--- START GIVEN DATA ---
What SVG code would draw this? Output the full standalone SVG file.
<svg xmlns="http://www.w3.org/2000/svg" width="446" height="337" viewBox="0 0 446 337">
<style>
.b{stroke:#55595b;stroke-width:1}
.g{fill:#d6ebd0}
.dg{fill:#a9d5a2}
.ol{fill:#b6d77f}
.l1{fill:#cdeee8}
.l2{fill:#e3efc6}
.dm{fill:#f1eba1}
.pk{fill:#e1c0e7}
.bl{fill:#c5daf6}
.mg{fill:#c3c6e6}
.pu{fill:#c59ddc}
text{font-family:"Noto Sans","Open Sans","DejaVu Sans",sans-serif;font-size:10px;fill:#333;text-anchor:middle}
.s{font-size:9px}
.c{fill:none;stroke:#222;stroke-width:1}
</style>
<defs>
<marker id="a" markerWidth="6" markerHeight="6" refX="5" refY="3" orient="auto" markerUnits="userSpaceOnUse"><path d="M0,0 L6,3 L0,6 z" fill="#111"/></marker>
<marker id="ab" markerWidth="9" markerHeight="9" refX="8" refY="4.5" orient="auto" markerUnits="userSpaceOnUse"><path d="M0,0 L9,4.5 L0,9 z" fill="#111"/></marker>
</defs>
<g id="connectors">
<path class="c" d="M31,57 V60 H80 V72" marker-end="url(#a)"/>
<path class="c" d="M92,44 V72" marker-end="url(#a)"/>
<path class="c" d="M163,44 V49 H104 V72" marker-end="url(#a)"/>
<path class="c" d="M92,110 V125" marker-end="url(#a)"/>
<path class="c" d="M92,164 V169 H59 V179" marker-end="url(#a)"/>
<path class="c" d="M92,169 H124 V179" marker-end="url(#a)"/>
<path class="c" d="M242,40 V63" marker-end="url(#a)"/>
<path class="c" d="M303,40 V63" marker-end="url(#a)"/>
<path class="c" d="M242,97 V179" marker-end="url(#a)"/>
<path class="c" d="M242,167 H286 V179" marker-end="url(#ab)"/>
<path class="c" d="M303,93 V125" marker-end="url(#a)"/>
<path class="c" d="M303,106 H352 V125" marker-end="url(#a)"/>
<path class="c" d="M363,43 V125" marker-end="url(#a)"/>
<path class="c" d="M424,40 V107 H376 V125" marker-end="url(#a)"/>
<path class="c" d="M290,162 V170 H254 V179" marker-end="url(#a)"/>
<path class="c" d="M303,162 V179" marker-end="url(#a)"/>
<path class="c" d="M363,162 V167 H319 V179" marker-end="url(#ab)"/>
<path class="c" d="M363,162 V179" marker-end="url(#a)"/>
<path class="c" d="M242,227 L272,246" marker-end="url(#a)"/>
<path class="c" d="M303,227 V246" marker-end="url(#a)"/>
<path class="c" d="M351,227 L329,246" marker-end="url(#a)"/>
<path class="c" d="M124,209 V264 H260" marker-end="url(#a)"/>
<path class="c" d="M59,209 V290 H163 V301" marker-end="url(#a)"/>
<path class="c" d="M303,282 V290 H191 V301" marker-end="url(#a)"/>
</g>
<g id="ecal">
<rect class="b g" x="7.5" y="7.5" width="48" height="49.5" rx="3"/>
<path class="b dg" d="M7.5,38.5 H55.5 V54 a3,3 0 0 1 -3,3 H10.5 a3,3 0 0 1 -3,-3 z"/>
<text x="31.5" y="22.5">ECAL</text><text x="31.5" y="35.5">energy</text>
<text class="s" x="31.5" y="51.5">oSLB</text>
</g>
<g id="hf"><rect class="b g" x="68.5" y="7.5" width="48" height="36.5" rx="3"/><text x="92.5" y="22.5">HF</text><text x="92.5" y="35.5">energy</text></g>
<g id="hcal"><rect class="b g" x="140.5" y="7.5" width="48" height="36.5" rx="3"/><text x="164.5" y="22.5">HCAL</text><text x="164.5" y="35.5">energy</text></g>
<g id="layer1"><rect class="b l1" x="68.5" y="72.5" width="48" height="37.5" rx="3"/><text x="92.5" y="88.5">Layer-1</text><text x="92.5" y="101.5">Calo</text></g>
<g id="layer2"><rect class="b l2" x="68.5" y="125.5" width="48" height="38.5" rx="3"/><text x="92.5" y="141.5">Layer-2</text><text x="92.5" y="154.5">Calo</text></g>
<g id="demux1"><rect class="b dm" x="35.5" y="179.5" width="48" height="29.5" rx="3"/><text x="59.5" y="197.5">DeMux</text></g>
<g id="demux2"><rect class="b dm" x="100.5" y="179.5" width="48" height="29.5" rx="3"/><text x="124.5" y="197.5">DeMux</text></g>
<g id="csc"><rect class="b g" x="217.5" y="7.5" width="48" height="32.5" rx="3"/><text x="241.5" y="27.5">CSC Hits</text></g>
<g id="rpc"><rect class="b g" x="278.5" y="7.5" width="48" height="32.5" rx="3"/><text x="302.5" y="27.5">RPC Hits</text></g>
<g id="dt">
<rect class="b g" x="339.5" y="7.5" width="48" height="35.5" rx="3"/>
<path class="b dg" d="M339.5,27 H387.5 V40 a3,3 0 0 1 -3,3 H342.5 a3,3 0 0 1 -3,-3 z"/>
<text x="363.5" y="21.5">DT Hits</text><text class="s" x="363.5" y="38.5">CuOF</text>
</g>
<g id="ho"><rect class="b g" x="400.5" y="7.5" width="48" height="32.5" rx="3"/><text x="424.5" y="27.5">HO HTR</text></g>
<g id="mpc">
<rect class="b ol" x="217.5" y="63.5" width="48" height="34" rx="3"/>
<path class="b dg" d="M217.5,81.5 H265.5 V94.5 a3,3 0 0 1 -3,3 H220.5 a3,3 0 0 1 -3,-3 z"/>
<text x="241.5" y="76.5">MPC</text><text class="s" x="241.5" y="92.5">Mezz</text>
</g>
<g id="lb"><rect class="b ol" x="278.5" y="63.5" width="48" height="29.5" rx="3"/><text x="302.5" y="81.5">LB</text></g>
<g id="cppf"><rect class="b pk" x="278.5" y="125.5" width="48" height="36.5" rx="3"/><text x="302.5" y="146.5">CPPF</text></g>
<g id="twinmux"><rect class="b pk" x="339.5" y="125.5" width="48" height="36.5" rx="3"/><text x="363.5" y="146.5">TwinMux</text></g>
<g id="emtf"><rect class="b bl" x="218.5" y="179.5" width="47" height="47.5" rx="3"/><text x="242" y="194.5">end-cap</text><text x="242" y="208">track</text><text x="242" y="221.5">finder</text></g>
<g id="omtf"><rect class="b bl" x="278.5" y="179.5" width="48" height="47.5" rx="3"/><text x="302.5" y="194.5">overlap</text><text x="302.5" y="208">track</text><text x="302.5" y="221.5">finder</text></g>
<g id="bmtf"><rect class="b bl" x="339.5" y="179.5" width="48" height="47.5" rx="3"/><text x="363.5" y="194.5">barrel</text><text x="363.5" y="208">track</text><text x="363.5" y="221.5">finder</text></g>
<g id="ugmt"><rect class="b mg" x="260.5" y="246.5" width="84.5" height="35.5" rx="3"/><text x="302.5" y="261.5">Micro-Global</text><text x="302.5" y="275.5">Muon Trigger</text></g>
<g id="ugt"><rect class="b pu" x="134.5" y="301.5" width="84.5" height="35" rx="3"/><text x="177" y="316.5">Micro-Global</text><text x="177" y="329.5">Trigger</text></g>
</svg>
--- END GIVEN DATA ---
--- START GIVEN DATA ---
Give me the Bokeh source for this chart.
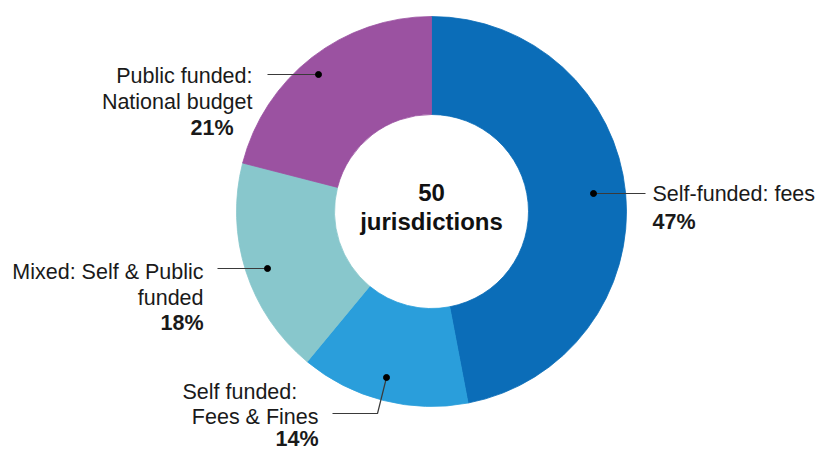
--- END GIVEN DATA ---
PROMPT> Using the records above, list each line that includes "this".

RESPONSE>
What SVG code would draw this? Output the full standalone SVG file.
Give me the Bokeh source for this chart.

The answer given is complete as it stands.